___ Given records ___
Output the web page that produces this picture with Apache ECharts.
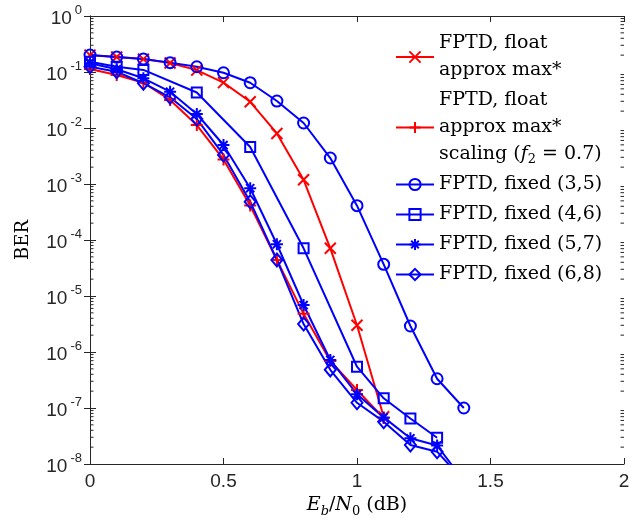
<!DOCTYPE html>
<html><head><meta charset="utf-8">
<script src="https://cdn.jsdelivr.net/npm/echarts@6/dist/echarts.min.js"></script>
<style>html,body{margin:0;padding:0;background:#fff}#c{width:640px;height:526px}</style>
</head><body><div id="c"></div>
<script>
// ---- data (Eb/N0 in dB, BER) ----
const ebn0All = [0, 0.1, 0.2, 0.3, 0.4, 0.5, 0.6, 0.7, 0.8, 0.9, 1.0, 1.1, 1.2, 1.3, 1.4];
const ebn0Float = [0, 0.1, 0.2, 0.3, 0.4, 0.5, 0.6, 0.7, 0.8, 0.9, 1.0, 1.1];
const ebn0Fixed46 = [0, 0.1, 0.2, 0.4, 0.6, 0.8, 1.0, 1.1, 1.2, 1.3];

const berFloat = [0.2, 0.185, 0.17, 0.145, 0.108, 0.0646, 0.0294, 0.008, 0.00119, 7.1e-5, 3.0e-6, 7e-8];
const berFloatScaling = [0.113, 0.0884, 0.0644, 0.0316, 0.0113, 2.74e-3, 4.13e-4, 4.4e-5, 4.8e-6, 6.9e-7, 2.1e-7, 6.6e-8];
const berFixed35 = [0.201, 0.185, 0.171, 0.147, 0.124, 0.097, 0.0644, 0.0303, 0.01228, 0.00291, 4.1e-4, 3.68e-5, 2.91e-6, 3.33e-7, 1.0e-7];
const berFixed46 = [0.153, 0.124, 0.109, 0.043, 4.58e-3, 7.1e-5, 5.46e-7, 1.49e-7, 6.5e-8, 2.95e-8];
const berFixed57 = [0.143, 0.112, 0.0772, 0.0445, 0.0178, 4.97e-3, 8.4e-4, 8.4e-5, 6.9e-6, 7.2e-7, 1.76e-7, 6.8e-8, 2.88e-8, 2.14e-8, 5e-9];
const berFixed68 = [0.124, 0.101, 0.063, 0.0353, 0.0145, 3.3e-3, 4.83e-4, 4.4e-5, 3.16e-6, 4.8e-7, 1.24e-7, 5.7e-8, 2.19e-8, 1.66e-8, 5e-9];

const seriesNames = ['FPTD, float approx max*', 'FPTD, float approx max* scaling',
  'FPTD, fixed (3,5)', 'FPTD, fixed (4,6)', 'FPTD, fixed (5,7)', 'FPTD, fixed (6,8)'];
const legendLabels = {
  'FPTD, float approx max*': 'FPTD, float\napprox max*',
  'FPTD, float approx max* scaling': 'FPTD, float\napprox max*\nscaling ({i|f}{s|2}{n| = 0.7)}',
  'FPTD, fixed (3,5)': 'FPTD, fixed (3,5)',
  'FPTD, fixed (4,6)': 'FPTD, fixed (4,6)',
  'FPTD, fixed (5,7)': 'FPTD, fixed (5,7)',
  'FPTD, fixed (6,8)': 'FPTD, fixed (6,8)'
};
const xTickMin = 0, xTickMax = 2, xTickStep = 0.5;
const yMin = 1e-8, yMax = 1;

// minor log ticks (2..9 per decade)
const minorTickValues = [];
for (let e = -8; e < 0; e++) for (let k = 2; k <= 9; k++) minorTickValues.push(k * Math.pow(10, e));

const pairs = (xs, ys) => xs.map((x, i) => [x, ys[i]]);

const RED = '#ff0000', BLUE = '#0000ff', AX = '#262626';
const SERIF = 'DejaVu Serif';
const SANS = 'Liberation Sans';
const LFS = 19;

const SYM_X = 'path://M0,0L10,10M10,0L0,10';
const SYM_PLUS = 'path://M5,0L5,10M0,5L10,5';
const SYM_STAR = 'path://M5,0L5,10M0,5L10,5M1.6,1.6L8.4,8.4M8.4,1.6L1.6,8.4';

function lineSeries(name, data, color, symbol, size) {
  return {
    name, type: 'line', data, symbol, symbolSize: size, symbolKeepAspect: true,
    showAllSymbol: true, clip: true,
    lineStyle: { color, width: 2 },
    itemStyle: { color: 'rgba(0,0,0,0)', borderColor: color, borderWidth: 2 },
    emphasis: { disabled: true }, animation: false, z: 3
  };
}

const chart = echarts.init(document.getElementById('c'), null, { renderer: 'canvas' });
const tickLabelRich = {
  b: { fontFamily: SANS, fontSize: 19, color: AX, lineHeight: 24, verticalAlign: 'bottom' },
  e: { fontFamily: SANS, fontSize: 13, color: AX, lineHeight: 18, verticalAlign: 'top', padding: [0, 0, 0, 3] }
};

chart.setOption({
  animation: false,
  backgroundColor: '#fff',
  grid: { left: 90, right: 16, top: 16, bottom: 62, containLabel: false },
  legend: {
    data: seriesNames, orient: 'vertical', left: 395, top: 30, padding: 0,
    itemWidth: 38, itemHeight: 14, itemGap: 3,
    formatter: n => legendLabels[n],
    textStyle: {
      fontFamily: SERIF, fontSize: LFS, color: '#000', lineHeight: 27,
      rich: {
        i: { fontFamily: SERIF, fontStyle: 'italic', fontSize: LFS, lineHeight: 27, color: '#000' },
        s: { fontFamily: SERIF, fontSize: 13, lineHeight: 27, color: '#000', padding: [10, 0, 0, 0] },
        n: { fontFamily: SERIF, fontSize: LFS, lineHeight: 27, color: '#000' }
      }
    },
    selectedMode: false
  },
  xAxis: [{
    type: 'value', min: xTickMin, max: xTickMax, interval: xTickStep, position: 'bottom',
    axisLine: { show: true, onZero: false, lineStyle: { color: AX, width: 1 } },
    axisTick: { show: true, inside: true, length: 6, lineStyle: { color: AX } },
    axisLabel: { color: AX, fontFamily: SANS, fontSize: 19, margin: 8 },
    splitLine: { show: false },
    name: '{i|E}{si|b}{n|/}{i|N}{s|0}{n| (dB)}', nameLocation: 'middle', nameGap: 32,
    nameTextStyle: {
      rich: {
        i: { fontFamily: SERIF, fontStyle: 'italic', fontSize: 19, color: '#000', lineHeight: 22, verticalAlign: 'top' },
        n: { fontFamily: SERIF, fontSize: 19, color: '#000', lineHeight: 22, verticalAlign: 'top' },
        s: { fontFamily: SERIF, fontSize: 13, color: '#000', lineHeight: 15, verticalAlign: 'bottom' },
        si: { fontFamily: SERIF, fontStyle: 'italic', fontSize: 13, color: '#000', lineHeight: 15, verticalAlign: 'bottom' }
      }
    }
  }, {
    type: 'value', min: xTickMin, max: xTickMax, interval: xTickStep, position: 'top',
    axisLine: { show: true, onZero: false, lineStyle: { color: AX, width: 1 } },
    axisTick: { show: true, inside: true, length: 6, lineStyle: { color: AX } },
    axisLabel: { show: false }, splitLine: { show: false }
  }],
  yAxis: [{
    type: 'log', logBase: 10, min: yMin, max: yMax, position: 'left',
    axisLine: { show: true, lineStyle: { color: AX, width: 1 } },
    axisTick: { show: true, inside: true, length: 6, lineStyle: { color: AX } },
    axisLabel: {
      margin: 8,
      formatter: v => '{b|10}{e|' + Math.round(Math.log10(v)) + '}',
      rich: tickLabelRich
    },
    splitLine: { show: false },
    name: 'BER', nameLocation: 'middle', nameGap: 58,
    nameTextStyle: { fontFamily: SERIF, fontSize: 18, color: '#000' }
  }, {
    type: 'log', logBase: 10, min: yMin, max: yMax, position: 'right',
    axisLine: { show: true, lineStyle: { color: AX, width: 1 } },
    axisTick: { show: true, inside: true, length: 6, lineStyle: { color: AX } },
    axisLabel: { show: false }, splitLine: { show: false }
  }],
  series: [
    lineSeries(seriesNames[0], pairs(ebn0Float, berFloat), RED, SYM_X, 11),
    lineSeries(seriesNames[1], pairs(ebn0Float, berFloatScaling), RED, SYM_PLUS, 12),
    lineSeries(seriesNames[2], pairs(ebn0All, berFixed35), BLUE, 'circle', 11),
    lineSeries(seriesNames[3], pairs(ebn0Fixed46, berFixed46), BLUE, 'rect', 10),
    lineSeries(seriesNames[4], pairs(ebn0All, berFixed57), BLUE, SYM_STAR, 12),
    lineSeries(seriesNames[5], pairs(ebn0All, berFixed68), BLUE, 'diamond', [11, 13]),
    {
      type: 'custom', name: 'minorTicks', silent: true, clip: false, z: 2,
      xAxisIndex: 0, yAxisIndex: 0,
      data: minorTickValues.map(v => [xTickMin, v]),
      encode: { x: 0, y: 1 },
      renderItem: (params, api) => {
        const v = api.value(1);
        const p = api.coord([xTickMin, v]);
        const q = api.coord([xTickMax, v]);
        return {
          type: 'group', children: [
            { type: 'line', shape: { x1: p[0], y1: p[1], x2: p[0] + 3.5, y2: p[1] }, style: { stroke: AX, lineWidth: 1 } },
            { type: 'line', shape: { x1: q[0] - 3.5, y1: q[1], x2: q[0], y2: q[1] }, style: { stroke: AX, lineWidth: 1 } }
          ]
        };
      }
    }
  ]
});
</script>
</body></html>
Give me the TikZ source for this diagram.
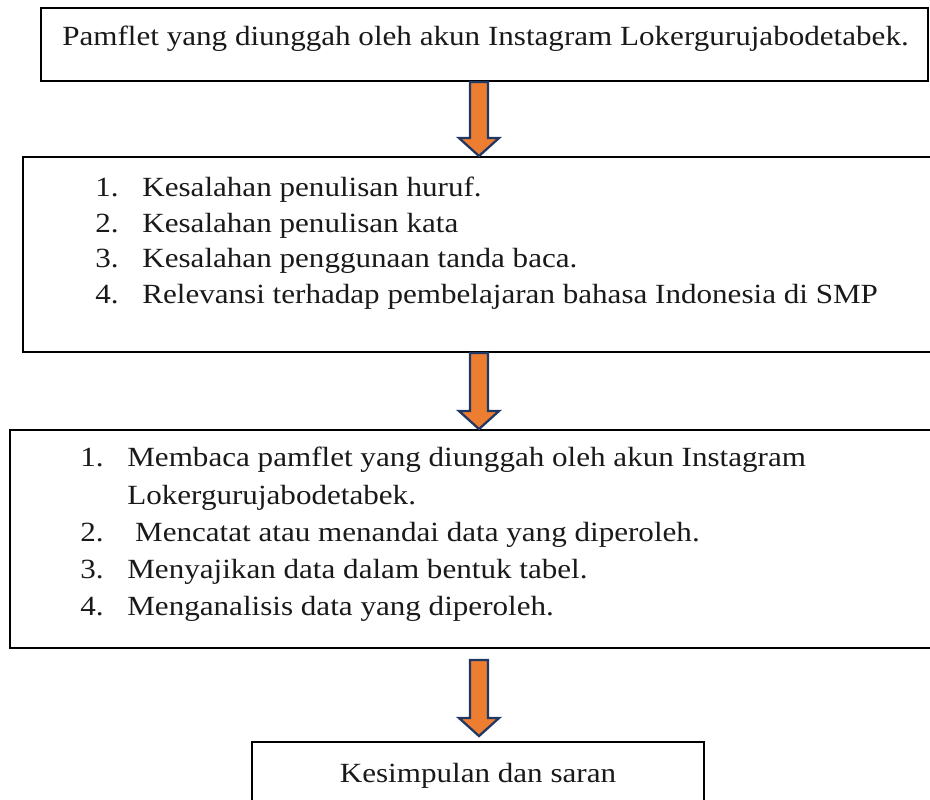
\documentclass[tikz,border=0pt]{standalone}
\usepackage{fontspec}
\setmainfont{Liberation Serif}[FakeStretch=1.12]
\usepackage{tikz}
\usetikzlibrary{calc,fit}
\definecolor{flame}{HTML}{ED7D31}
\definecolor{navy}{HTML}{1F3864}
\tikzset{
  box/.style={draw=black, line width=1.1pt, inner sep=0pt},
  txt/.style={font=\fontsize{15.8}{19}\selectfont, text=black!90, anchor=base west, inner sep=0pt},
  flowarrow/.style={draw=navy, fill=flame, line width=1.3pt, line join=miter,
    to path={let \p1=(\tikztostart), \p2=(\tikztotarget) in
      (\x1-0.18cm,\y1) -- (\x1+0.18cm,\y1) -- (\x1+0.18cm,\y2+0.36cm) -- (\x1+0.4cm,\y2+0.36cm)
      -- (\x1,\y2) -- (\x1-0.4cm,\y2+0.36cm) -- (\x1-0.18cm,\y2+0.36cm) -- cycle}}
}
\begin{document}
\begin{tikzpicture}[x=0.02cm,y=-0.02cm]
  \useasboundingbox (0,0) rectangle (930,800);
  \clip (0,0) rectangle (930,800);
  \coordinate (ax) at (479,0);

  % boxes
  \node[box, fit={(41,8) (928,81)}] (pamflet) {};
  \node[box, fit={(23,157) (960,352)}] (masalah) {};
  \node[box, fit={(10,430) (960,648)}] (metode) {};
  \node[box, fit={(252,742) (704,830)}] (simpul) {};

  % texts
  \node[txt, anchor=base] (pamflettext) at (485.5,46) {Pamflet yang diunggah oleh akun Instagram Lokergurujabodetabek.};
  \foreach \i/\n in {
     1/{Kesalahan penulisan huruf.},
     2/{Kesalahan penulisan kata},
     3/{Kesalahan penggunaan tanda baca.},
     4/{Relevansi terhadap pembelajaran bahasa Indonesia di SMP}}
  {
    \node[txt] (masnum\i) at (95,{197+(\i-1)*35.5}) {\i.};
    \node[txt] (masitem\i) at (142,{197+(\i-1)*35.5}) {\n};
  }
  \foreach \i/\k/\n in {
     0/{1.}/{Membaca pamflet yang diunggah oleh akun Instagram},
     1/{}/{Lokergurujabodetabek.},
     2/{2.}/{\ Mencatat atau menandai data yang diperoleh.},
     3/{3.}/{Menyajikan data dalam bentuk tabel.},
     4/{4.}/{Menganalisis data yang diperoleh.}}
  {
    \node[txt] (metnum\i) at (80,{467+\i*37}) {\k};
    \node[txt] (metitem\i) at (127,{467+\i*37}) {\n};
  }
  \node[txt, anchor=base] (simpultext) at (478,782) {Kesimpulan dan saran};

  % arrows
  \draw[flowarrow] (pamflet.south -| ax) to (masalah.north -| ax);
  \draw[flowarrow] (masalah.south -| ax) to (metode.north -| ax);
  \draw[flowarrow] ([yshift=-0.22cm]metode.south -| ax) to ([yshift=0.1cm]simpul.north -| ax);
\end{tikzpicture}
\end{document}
___
Output exactly the span of lines from the top of the listing through the line holding "const LFS = 19;", and leave every picture out.

Reply:
Output the web page that produces this picture with Apache ECharts.
<!DOCTYPE html>
<html><head><meta charset="utf-8">
<script src="https://cdn.jsdelivr.net/npm/echarts@6/dist/echarts.min.js"></script>
<style>html,body{margin:0;padding:0;background:#fff}#c{width:640px;height:526px}</style>
</head><body><div id="c"></div>
<script>
// ---- data (Eb/N0 in dB, BER) ----
const ebn0All = [0, 0.1, 0.2, 0.3, 0.4, 0.5, 0.6, 0.7, 0.8, 0.9, 1.0, 1.1, 1.2, 1.3, 1.4];
const ebn0Float = [0, 0.1, 0.2, 0.3, 0.4, 0.5, 0.6, 0.7, 0.8, 0.9, 1.0, 1.1];
const ebn0Fixed46 = [0, 0.1, 0.2, 0.4, 0.6, 0.8, 1.0, 1.1, 1.2, 1.3];

const berFloat = [0.2, 0.185, 0.17, 0.145, 0.108, 0.0646, 0.0294, 0.008, 0.00119, 7.1e-5, 3.0e-6, 7e-8];
const berFloatScaling = [0.113, 0.0884, 0.0644, 0.0316, 0.0113, 2.74e-3, 4.13e-4, 4.4e-5, 4.8e-6, 6.9e-7, 2.1e-7, 6.6e-8];
const berFixed35 = [0.201, 0.185, 0.171, 0.147, 0.124, 0.097, 0.0644, 0.0303, 0.01228, 0.00291, 4.1e-4, 3.68e-5, 2.91e-6, 3.33e-7, 1.0e-7];
const berFixed46 = [0.153, 0.124, 0.109, 0.043, 4.58e-3, 7.1e-5, 5.46e-7, 1.49e-7, 6.5e-8, 2.95e-8];
const berFixed57 = [0.143, 0.112, 0.0772, 0.0445, 0.0178, 4.97e-3, 8.4e-4, 8.4e-5, 6.9e-6, 7.2e-7, 1.76e-7, 6.8e-8, 2.88e-8, 2.14e-8, 5e-9];
const berFixed68 = [0.124, 0.101, 0.063, 0.0353, 0.0145, 3.3e-3, 4.83e-4, 4.4e-5, 3.16e-6, 4.8e-7, 1.24e-7, 5.7e-8, 2.19e-8, 1.66e-8, 5e-9];

const seriesNames = ['FPTD, float approx max*', 'FPTD, float approx max* scaling',
  'FPTD, fixed (3,5)', 'FPTD, fixed (4,6)', 'FPTD, fixed (5,7)', 'FPTD, fixed (6,8)'];
const legendLabels = {
  'FPTD, float approx max*': 'FPTD, float\napprox max*',
  'FPTD, float approx max* scaling': 'FPTD, float\napprox max*\nscaling ({i|f}{s|2}{n| = 0.7)}',
  'FPTD, fixed (3,5)': 'FPTD, fixed (3,5)',
  'FPTD, fixed (4,6)': 'FPTD, fixed (4,6)',
  'FPTD, fixed (5,7)': 'FPTD, fixed (5,7)',
  'FPTD, fixed (6,8)': 'FPTD, fixed (6,8)'
};
const xTickMin = 0, xTickMax = 2, xTickStep = 0.5;
const yMin = 1e-8, yMax = 1;

// minor log ticks (2..9 per decade)
const minorTickValues = [];
for (let e = -8; e < 0; e++) for (let k = 2; k <= 9; k++) minorTickValues.push(k * Math.pow(10, e));

const pairs = (xs, ys) => xs.map((x, i) => [x, ys[i]]);

const RED = '#ff0000', BLUE = '#0000ff', AX = '#262626';
const SERIF = 'DejaVu Serif';
const SANS = 'Liberation Sans';
const LFS = 19;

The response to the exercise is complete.